Exercise directions.
Set down the data below without change, skipping the pictures it holds.

——————

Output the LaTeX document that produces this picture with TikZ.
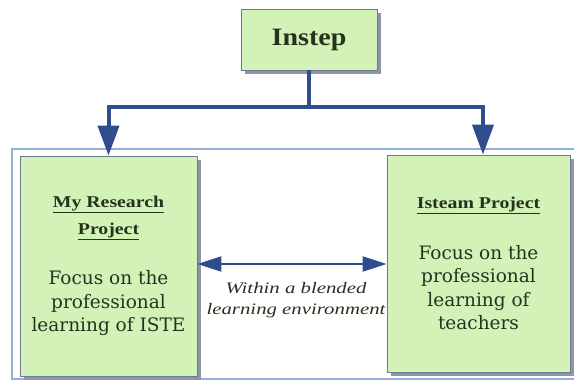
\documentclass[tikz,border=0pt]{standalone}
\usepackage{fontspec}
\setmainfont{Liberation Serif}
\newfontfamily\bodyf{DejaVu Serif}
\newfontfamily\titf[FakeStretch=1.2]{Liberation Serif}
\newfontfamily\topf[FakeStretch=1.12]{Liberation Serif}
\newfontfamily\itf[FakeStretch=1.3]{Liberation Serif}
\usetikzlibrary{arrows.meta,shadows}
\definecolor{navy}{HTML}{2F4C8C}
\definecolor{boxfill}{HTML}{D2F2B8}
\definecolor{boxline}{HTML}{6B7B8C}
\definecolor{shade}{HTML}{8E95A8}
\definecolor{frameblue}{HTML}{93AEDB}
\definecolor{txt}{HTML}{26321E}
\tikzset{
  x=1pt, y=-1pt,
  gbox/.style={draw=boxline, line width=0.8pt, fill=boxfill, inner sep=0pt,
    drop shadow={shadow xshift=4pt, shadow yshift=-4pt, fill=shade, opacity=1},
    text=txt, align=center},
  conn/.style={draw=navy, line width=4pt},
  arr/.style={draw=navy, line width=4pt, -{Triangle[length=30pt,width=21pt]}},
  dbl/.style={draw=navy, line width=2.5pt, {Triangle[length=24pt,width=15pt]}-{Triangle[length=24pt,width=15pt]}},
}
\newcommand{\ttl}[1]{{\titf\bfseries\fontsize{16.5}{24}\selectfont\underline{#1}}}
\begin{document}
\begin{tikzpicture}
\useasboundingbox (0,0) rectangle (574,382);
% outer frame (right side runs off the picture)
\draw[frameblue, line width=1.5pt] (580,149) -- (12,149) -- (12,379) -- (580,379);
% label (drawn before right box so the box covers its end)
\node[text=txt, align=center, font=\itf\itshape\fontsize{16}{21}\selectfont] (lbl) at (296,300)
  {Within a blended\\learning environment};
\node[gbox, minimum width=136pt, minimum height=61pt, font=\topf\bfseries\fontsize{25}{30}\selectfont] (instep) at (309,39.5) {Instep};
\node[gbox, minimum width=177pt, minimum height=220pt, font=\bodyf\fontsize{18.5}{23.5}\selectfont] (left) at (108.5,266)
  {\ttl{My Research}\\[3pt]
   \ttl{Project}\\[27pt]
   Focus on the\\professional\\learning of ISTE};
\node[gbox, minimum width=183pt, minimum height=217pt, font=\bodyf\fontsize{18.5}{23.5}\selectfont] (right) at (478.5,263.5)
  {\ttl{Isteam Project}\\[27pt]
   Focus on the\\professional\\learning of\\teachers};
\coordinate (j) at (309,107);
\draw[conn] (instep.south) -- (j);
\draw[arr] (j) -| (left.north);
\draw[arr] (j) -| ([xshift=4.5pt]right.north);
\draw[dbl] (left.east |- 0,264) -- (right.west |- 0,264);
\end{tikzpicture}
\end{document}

——————

Output below.
Output the LaTeX document that produces this picture with TikZ.
\documentclass[tikz,border=0pt]{standalone}
\usepackage{fontspec}
\setmainfont{Liberation Serif}
\newfontfamily\bodyf{DejaVu Serif}
\newfontfamily\titf[FakeStretch=1.2]{Liberation Serif}
\newfontfamily\topf[FakeStretch=1.12]{Liberation Serif}
\newfontfamily\itf[FakeStretch=1.3]{Liberation Serif}
\usetikzlibrary{arrows.meta,shadows}
\definecolor{navy}{HTML}{2F4C8C}
\definecolor{boxfill}{HTML}{D2F2B8}
\definecolor{boxline}{HTML}{6B7B8C}
\definecolor{shade}{HTML}{8E95A8}
\definecolor{frameblue}{HTML}{93AEDB}
\definecolor{txt}{HTML}{26321E}
\tikzset{
  x=1pt, y=-1pt,
  gbox/.style={draw=boxline, line width=0.8pt, fill=boxfill, inner sep=0pt,
    drop shadow={shadow xshift=4pt, shadow yshift=-4pt, fill=shade, opacity=1},
    text=txt, align=center},
  conn/.style={draw=navy, line width=4pt},
  arr/.style={draw=navy, line width=4pt, -{Triangle[length=30pt,width=21pt]}},
  dbl/.style={draw=navy, line width=2.5pt, {Triangle[length=24pt,width=15pt]}-{Triangle[length=24pt,width=15pt]}},
}
\newcommand{\ttl}[1]{{\titf\bfseries\fontsize{16.5}{24}\selectfont\underline{#1}}}
\begin{document}
\begin{tikzpicture}
\useasboundingbox (0,0) rectangle (574,382);
% outer frame (right side runs off the picture)
\draw[frameblue, line width=1.5pt] (580,149) -- (12,149) -- (12,379) -- (580,379);
% label (drawn before right box so the box covers its end)
\node[text=txt, align=center, font=\itf\itshape\fontsize{16}{21}\selectfont] (lbl) at (296,300)
  {Within a blended\\learning environment};
\node[gbox, minimum width=136pt, minimum height=61pt, font=\topf\bfseries\fontsize{25}{30}\selectfont] (instep) at (309,39.5) {Instep};
\node[gbox, minimum width=177pt, minimum height=220pt, font=\bodyf\fontsize{18.5}{23.5}\selectfont] (left) at (108.5,266)
  {\ttl{My Research}\\[3pt]
   \ttl{Project}\\[27pt]
   Focus on the\\professional\\learning of ISTE};
\node[gbox, minimum width=183pt, minimum height=217pt, font=\bodyf\fontsize{18.5}{23.5}\selectfont] (right) at (478.5,263.5)
  {\ttl{Isteam Project}\\[27pt]
   Focus on the\\professional\\learning of\\teachers};
\coordinate (j) at (309,107);
\draw[conn] (instep.south) -- (j);
\draw[arr] (j) -| (left.north);
\draw[arr] (j) -| ([xshift=4.5pt]right.north);
\draw[dbl] (left.east |- 0,264) -- (right.west |- 0,264);
\end{tikzpicture}
\end{document}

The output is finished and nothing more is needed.